----- DATA LINES
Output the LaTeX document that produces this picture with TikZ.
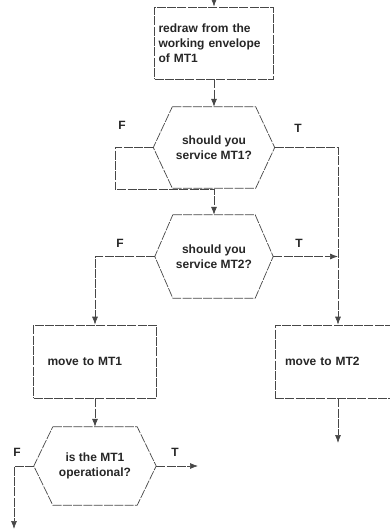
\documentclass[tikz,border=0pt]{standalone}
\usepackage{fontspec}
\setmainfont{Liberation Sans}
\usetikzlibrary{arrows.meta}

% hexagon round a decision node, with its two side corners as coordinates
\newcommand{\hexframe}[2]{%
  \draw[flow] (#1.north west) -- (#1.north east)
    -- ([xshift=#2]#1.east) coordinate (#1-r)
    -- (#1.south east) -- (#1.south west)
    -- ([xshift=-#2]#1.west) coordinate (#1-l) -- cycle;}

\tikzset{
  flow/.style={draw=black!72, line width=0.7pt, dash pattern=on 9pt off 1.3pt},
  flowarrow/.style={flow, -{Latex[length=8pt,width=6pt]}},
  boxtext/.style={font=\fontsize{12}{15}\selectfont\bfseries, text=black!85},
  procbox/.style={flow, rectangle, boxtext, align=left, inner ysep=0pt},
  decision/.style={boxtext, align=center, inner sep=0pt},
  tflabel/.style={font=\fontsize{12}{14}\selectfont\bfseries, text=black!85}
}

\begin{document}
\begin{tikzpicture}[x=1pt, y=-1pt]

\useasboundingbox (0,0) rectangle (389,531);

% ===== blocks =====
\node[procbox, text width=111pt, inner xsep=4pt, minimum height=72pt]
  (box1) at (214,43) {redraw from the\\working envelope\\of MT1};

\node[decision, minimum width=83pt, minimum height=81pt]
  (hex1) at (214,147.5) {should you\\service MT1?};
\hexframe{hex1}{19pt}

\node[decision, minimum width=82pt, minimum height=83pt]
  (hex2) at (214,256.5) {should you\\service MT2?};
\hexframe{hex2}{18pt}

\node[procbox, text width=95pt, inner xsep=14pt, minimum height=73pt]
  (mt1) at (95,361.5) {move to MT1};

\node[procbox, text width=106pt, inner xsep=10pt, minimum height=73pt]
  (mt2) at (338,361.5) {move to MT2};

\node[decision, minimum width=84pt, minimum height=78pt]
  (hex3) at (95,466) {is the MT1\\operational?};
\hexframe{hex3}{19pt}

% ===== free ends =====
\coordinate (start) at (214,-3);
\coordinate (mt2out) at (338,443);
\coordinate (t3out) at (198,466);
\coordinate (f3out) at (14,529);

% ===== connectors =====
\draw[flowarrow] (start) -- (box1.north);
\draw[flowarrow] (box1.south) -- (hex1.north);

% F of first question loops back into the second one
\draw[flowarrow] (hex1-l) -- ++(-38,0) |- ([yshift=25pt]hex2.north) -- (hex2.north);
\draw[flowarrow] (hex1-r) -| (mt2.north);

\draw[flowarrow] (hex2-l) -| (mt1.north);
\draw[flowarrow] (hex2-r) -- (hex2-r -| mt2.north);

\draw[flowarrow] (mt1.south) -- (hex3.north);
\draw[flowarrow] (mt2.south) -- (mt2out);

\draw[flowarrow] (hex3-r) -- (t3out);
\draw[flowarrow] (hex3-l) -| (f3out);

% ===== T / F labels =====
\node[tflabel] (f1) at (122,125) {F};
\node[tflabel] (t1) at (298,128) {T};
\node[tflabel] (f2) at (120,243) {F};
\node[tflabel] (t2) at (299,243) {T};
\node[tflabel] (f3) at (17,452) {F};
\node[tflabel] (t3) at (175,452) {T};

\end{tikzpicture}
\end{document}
----------
## TASK PROMPT:
List every line above that holds the word "with".

## RESULT FOR THIS TASK:
Output the LaTeX document that produces this picture with TikZ.
% hexagon round a decision node, with its two side corners as coordinates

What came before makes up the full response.